I manage several SAN's and NAS systems for multiple Small-Medium Business clients. I can say from experience almost all drives manufactured in early and mid 2012 really sucked when it comes to reliability. This was due to the hard drive shortage caused by the flooding in Thailand in late 2011. So i wouldn't buy re-manufactured or used hard drives from this era. However recently, I've been seeing really good reliability from Hitachi drives as well as some newer 4tb HGST Ultrastar drives. HGST is my personal sweet spot that i recommend to clients. Hitachi was bought by WD in 2012 (again due to flooding in Thailand) and is now called HGST. None of my clients use hard drives larger than 4tb at this time. So i cant comment about the reliability of 6tb or 8tb drives currently. Sorry. When it comes to reliability in a bulk storage setup, segate is my worst performer. Not to many WD drives are used by my clients in their storage setups. But I've had great success using them as primary hard drives for their desktop computers. Their Black series kicks ass.

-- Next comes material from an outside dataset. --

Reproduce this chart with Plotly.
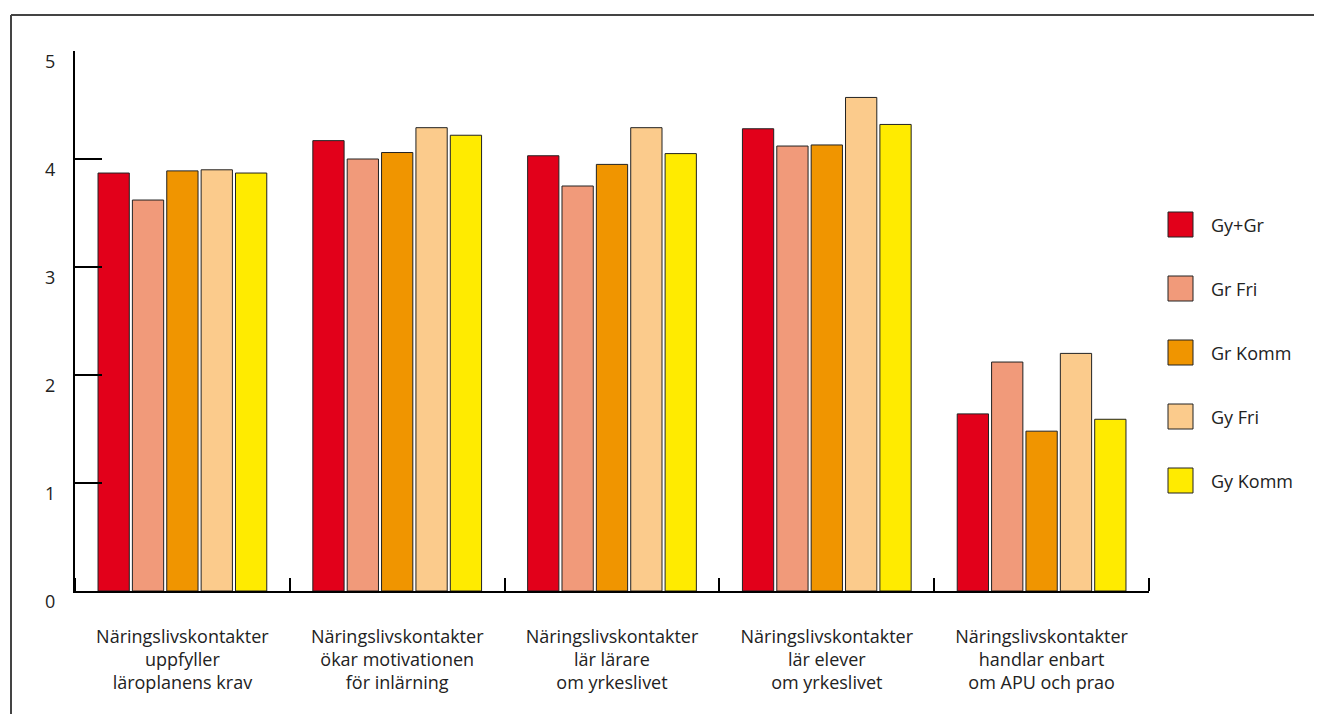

My personal media server uses used enterprise drives that ive recovered from client systems that were going to be retired and crushed. I have a good relationship with my clients and i guaranteed to wipe the drives with DBAN before removing them from their office. All of my bulk storage drives are 2tb Hitachi Ultrastar drives from early 2011. I havent had a single failure out of the 8 original drives in my server since i built it back in Dec 2014. I just added 8 more drives 2 months ago after a HP SAN was decommissioned by a client. These drives currently back up the 8 original drives. I dont have enough content to fill the original 8, so these are just for redundancy purposes at this time. My media server runs 24/7 and gets more data written and read from it than the original SAN's they came from.
Should i use a NAS or storage specific drive? Hell Yes! Use the NAS drive.
Great article for comparing the benefits of a NAS drive. Should i use 2x 3tb drives or 1x 6tb drive? Always use multiple drives for greater read and/or write performance. Depends on the RAID level for what performance benefits you'll get. Just never use RAID 0 unless you have a solid backup strategy.
If you have any more questions about storage. Feel free to ask.